The orthography distinguished between stressed éi and stressed ei. In Brazilian Portuguese, these diphthongs are indeed different, but in most dialects of European Portuguese both are pronounced the same way, and éi appears only by convention in some oxytone plural nouns and adjectives. This led to divergent spellings such as idéia (Brazil) and ideia (Portugal).
Due to differing pronunciations, Brazilian spelling has a, ê or ô in several words where the European orthography has, respectively, á, é or ó. For example, compare pensamos, gênero, tônico (Brazil) with pensámos, género, tónico (Portugal). This happens because — when the aforementioned vowels are stressed before the nasal consonants m or n and followed by another vowel —, European Portuguese includes either the high or low vowel forms, while Brazilian Portuguese only uses low vowels in such positions.
In 1990, an orthographic agreement was reached between the Portuguese-language countries with the intent of creating a single common orthography for Portuguese.
This spelling reform went into effect in Brazil on 1 January 2009. In Portugal, the reform was signed into law by the President on 21 July 2008, allowing for a six-year adaptation period, during which both orthographies co-existed.

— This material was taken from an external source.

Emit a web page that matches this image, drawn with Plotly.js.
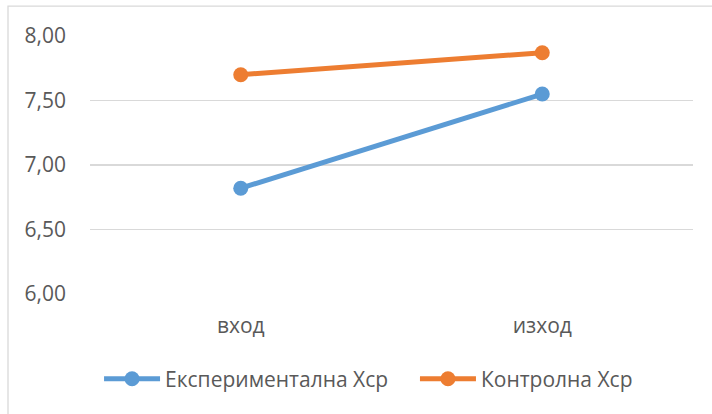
<!DOCTYPE html>
<html>
<head>
<meta charset="utf-8">
<script src="https://cdn.plot.ly/plotly-3.0.1.min.js"></script>
<style>
  html, body { margin: 0; padding: 0; background: #ffffff; }
  #chart { width: 712px; height: 414px; }
</style>
</head>
<body>
<div id="chart"></div>
<script>
// Average score (Хср) before and after, for the two groups
const stages = ['вход', 'изход'];
const experimentalGroup = [6.82, 7.55];
const controlGroup = [7.70, 7.87];
const seriesNames = ['Експериментална Хср', 'Контролна Хср'];
const yTickValues = [6.0, 6.5, 7.0, 7.5, 8.0];
const yTickLabels = ['6,00', '6,50', '7,00', '7,50', '8,00'];

const textColor = '#595959';
const gridColor = '#D9D9D9';
const fontFamily = '"Open Sans", "Noto Sans", sans-serif';
const fontSize = 21;
// extra room after the first legend entry (non-breaking spaces keep their width)
const legendPad = '\u00A0\u00A0\u00A0\u00A0';

const traces = [
  {
    x: stages,
    y: experimentalGroup,
    name: seriesNames[0] + legendPad,
    type: 'scatter',
    mode: 'lines+markers',
    line: { color: '#5B9BD5', width: 5 },
    marker: { color: '#5B9BD5', size: 15 }
  },
  {
    x: stages,
    y: controlGroup,
    name: seriesNames[1],
    type: 'scatter',
    mode: 'lines+markers',
    line: { color: '#ED7D31', width: 5 },
    marker: { color: '#ED7D31', size: 15 }
  }
];

const layout = {
  width: 712,
  height: 414,
  margin: { l: 90, r: 19, t: 36, b: 120 },
  paper_bgcolor: '#ffffff',
  plot_bgcolor: '#ffffff',
  font: { family: fontFamily, color: textColor, size: fontSize },
  showlegend: true,
  xaxis: {
    type: 'category',
    range: [-0.5, 1.5],
    showgrid: false,
    zeroline: false,
    showline: false,
    ticks: '',
    ticklabelstandoff: 17,
    tickfont: { family: fontFamily, color: textColor, size: fontSize },
    fixedrange: true
  },
  yaxis: {
    range: [6, 8],
    tickvals: yTickValues,
    ticktext: yTickLabels,
    showgrid: true,
    gridcolor: gridColor,
    gridwidth: 1.3,
    zeroline: false,
    showline: false,
    ticks: '',
    ticklabelstandoff: 23,
    tickfont: { family: fontFamily, color: textColor, size: fontSize },
    fixedrange: true
  },
  legend: {
    orientation: 'h',
    x: 0.015,
    xanchor: 'left',
    y: -0.33,
    yanchor: 'middle',
    itemwidth: 56,
    font: { family: fontFamily, color: textColor, size: fontSize },
    bgcolor: 'rgba(0,0,0,0)',
    itemclick: false,
    itemdoubleclick: false
  },
  shapes: [
    {
      type: 'rect',
      xref: 'paper',
      yref: 'paper',
      x0: -0.136,
      x1: 1.2,
      y0: -1.0,
      y1: 1.116,
      line: { color: gridColor, width: 1.3 },
      fillcolor: 'rgba(0,0,0,0)',
      layer: 'below'
    }
  ]
};

Plotly.newPlot('chart', traces, layout, { displayModeBar: false, staticPlot: true });
</script>
</body>
</html>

The legality of this decision is questioned, as the main bases of the International Treaty that governs the application of the new spelling reform are yet to be established, chiefly the common vocabulary drawn by all participating countries, that still does not exist. Also, the application of International Treaties, as per the Vienna Convention, states that the text of a treaty cannot be changed, and this one has undergone at least two revisions.